Vantagem da justiça fiscal. Para o País ter desenvolvimento sustentável,
além de bons fundamentos macroeconômicos, é preciso um mercado interno forte e
em expansão. A má distribuição de renda da população e regressividade
tributária comprometem esses objetivos.
Compete ao setor público a responsabilidade para solucionar esses problemas.
Isso se faz via decisões sobre a receita e despesa públicas. Na receita, ao
promover a redução da regressividade tributária, com desoneração dos tributos
indiretos, como o ICMS, que majoram o consumo popular, e isenções/reduções de
tributos diretos, como o IPTU para imóveis de pequeno valor. Na despesa, ao
destinar maior parcela dos recursos orçamentários para atender as necessidades
básicas da população.
Essas políticas permitem ampliar e incorporar um maior contingente de
consumidores, gerando maior consumo, produção e desenvolvimento econômico e
social. A população de média e baixa renda é contemplada pela ação
governamental ao priorizar seus interesses no orçamento e na tributação. A
população de maior renda é contemplada pelos frutos do desenvolvimento
econômico e social, quando são gerados empregos e ganhos econômicos e
financeiros. Com maior justiça fiscal, a segurança nas cidades e no campo é
melhorada, beneficiando a todos.
O horizonte da justiça fiscal encontrará, sem dúvida, barreiras e interesses
divergentes. Além de esbarrar no conflito federativo pela disputa de receitas,
a reforma do sistema tributário deve avançar para reparar a injustiça fiscal e
permitir um maior desenvolvimento econômico e social ao País.

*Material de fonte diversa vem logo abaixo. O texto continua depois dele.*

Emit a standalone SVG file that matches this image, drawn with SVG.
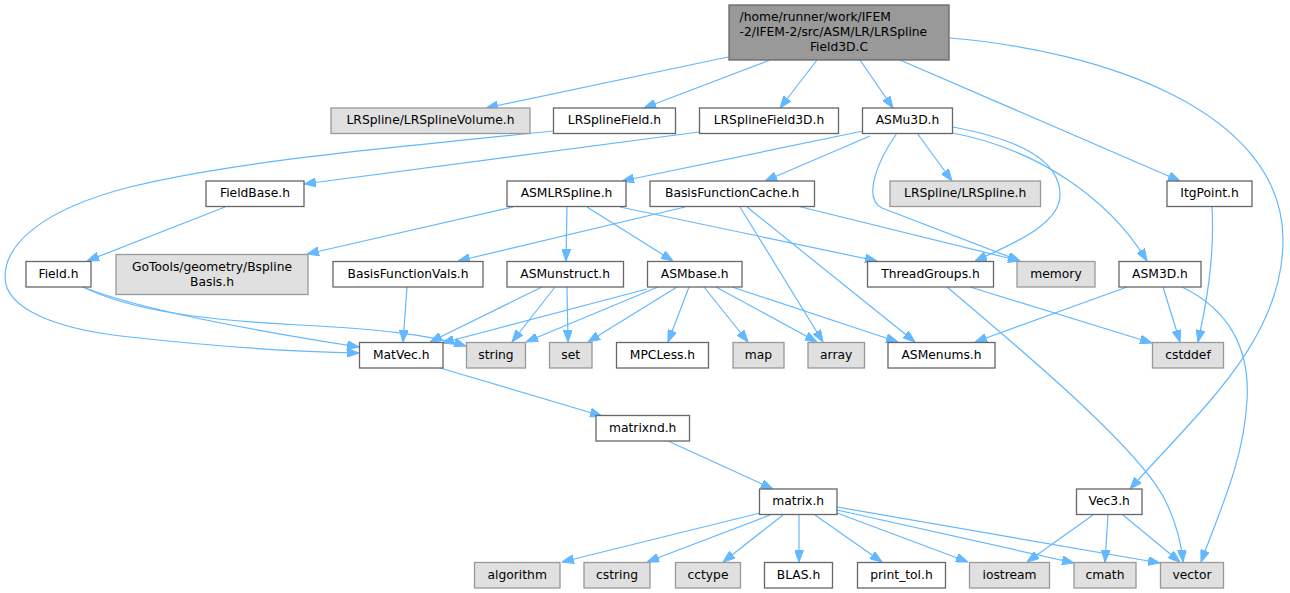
<svg xmlns="http://www.w3.org/2000/svg" width="1290" height="593" viewBox="0 0 1290 593">
<style>
text{font-family:"DejaVu Sans","Liberation Sans",sans-serif;font-size:12.3px;fill:#000;text-anchor:middle}
.n rect{fill:#ffffff;stroke:#666666;stroke-width:1.3}
.g rect{fill:#e0e0e0;stroke:#999999;stroke-width:1.3}
.r rect{fill:#999999;stroke:#666666;stroke-width:1.3}
#edges path{fill:none;stroke:#63b8ff;stroke-width:1.2;marker-end:url(#ah)}
</style>
<defs>
<marker id="ah" markerUnits="userSpaceOnUse" markerWidth="12" markerHeight="9" refX="12" refY="4.5" orient="auto">
<path d="M0,0 L12,4.5 L0,9 z" fill="#63b8ff" stroke="#63b8ff" stroke-width="1"/>
</marker>
</defs>
<rect width="1290" height="593" fill="#ffffff"/>
<g id="edges">
<path d="M728,57 L486,108"/>
<path d="M770,60 L644,108"/>
<path d="M817,60 L780,108"/>
<path d="M860,60 L893,108"/>
<path d="M900,60 L1180,181"/>
<path d="M949,38 C1100,50 1283,110 1283,240 C1283,340 1200,410 1130,489"/>
<path d="M863,131 L622,181"/>
<path d="M870,136 L765,181"/>
<path d="M917,133 L952,181"/>
<path d="M897,133 C878,160 862,198 882,208 L1020,261"/>
<path d="M953,127 C1020,140 1060,160 1060,195 C1060,225 1010,245 975,261"/>
<path d="M953,133 C1040,150 1110,200 1147,261"/>
<path d="M553,131 C400,147 240,160 130,187 C40,210 5,245 5,277 C5,310 60,330 130,337 C220,347 300,352 359,353"/>
<path d="M699,132 L304,184"/>
<path d="M225,207 L87,261"/>
<path d="M83,287 C140,310 250,330 359,347"/>
<path d="M83,287 C130,310 200,320 300,325 C380,329 430,335 466,346"/>
<path d="M513,207 L307,254"/>
<path d="M567,207 L566,261"/>
<path d="M587,207 L673,261"/>
<path d="M620,207 L877,261"/>
<path d="M685,207 L458,261"/>
<path d="M740,207 L823,342"/>
<path d="M747,207 L915,342"/>
<path d="M797,206 L1020,261"/>
<path d="M407,287 L403,342"/>
<path d="M542,287 L430,342"/>
<path d="M555,287 L512,342"/>
<path d="M567,287 L568,342"/>
<path d="M647,289 L442,343"/>
<path d="M658,287 L526,342"/>
<path d="M677,287 L588,342"/>
<path d="M689,287 L668,342"/>
<path d="M704,287 L748,342"/>
<path d="M716,287 L817,342"/>
<path d="M732,287 L898,342"/>
<path d="M970,287 L1152,343"/>
<path d="M947,287 C1030,357 1140,450 1165,500 C1175,520 1181,540 1183,562"/>
<path d="M1127,287 L975,342"/>
<path d="M1163,287 L1180,342"/>
<path d="M1182,287 C1230,310 1250,350 1247,400 C1244,460 1220,510 1201,562"/>
<path d="M1212,207 C1215,260 1205,310 1198,342"/>
<path d="M440,368 L602,416"/>
<path d="M668,441 L773,489"/>
<path d="M760,513 L562,562"/>
<path d="M770,515 L647,562"/>
<path d="M783,515 L723,562"/>
<path d="M799,515 L799,562"/>
<path d="M815,515 L882,562"/>
<path d="M837,513 L968,562"/>
<path d="M837,510 L1074,563"/>
<path d="M837,507 L1160,563"/>
<path d="M1093,515 L1027,562"/>
<path d="M1108,515 L1105,562"/>
<path d="M1123,515 L1180,562"/>
</g>
<g id="root" class="r"><rect x="729" y="5" width="220" height="55"/>
<text x="739.5" y="20.5" style="text-anchor:start">/home/runner/work/IFEM</text>
<text x="739.5" y="35.5" style="text-anchor:start">-2/IFEM-2/src/ASM/LR/LRSpline</text>
<text x="839" y="50.5">Field3D.C</text></g>
<g id="LRSplineVolume" class="g"><rect x="331" y="108" width="199" height="25.5"/><text x="430.5" y="124">LRSpline/LRSplineVolume.h</text></g>
<g id="LRSplineField" class="n"><rect x="553.5" y="108" width="122" height="25.5"/><text x="614.5" y="124">LRSplineField.h</text></g>
<g id="LRSplineField3D" class="n"><rect x="699.5" y="108" width="139" height="25.5"/><text x="769" y="124">LRSplineField3D.h</text></g>
<g id="ASMu3D" class="n"><rect x="862.5" y="108" width="90" height="25.5"/><text x="907.5" y="124">ASMu3D.h</text></g>
<g id="FieldBase" class="n"><rect x="206" y="181" width="98" height="25.5"/><text x="255" y="197">FieldBase.h</text></g>
<g id="ASMLRSpline" class="n"><rect x="507" y="181" width="119" height="25.5"/><text x="566.5" y="197">ASMLRSpline.h</text></g>
<g id="BasisFunctionCache" class="n"><rect x="650" y="181" width="164.5" height="25.5"/><text x="732.2" y="197">BasisFunctionCache.h</text></g>
<g id="LRSpline" class="g"><rect x="890" y="181" width="150.5" height="25.5"/><text x="965.2" y="197">LRSpline/LRSpline.h</text></g>
<g id="ItgPoint" class="n"><rect x="1167" y="181" width="85" height="25.5"/><text x="1209.5" y="197">ItgPoint.h</text></g>
<g id="Field" class="n"><rect x="26" y="261.5" width="65" height="25.5"/><text x="58.5" y="277.5">Field.h</text></g>
<g id="GoTools" class="g"><rect x="116" y="254.5" width="192" height="40"/><text x="212" y="270.5">GoTools/geometry/Bspline</text><text x="212" y="285.5">Basis.h</text></g>
<g id="BasisFunctionVals" class="n"><rect x="333" y="261.5" width="150" height="25.5"/><text x="408" y="277.5">BasisFunctionVals.h</text></g>
<g id="ASMunstruct" class="n"><rect x="507" y="261.5" width="116.5" height="25.5"/><text x="565.2" y="277.5">ASMunstruct.h</text></g>
<g id="ASMbase" class="n"><rect x="647.5" y="261.5" width="94.5" height="25.5"/><text x="694.7" y="277.5">ASMbase.h</text></g>
<g id="ThreadGroups" class="n"><rect x="867.5" y="261.5" width="126" height="25.5"/><text x="930.5" y="277.5">ThreadGroups.h</text></g>
<g id="memory" class="g"><rect x="1017" y="261.5" width="78" height="25.5"/><text x="1056" y="277.5">memory</text></g>
<g id="ASM3D" class="n"><rect x="1119" y="261.5" width="82" height="25.5"/><text x="1160" y="277.5">ASM3D.h</text></g>
<g id="MatVec" class="n"><rect x="359.5" y="342.5" width="83.5" height="25.5"/><text x="401.2" y="358.5">MatVec.h</text></g>
<g id="string" class="g"><rect x="466.5" y="342.5" width="59" height="25.5"/><text x="496" y="358.5">string</text></g>
<g id="set" class="g"><rect x="549.5" y="342.5" width="42.5" height="25.5"/><text x="570.7" y="358.5">set</text></g>
<g id="MPCLess" class="n"><rect x="616.5" y="342.5" width="92" height="25.5"/><text x="662.5" y="358.5">MPCLess.h</text></g>
<g id="map" class="g"><rect x="733" y="342.5" width="51" height="25.5"/><text x="758.5" y="358.5">map</text></g>
<g id="array" class="g"><rect x="808" y="342.5" width="56.5" height="25.5"/><text x="836.2" y="358.5">array</text></g>
<g id="ASMenums" class="n"><rect x="888" y="342.5" width="107" height="25.5"/><text x="941.5" y="358.5">ASMenums.h</text></g>
<g id="cstddef" class="g"><rect x="1152.5" y="342.5" width="71" height="25.5"/><text x="1188" y="358.5">cstddef</text></g>
<g id="matrixnd" class="n"><rect x="596" y="415.5" width="93.5" height="25.5"/><text x="642.7" y="431.5">matrixnd.h</text></g>
<g id="matrix" class="n"><rect x="759.5" y="489" width="77.5" height="25.5"/><text x="798.2" y="505">matrix.h</text></g>
<g id="Vec3" class="n"><rect x="1076.5" y="489" width="65.5" height="25.5"/><text x="1109.2" y="505">Vec3.h</text></g>
<g id="algorithm" class="g"><rect x="474.5" y="562.5" width="85.5" height="25.5"/><text x="517.2" y="578.5">algorithm</text></g>
<g id="cstring" class="g"><rect x="584" y="562.5" width="66" height="25.5"/><text x="617" y="578.5">cstring</text></g>
<g id="cctype" class="g"><rect x="675.5" y="562.5" width="65" height="25.5"/><text x="708" y="578.5">cctype</text></g>
<g id="BLAS" class="n"><rect x="764.5" y="562.5" width="68" height="25.5"/><text x="798.5" y="578.5">BLAS.h</text></g>
<g id="print_tol" class="n"><rect x="857.5" y="562.5" width="88" height="25.5"/><text x="901.5" y="578.5">print_tol.h</text></g>
<g id="iostream" class="g"><rect x="969.5" y="562.5" width="80" height="25.5"/><text x="1009.5" y="578.5">iostream</text></g>
<g id="cmath" class="g"><rect x="1074" y="562.5" width="62" height="25.5"/><text x="1105" y="578.5">cmath</text></g>
<g id="vector" class="g"><rect x="1160.5" y="562.5" width="63" height="25.5"/><text x="1192" y="578.5">vector</text></g>
</svg>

Se ficar na discussão interminável do conflito federativo entre governo
federal, estadual e municipal e querendo simplificar o ICMS para atender as
grandes empresas, o contribuinte continuará sendo ignorado e a carga tributária
vai continuar crescendo. É preciso avançar na discussão da reforma tributária,
mas o foco deve ser o contribuinte.
Amir Khair - mestre em finanças públicas pela FGV.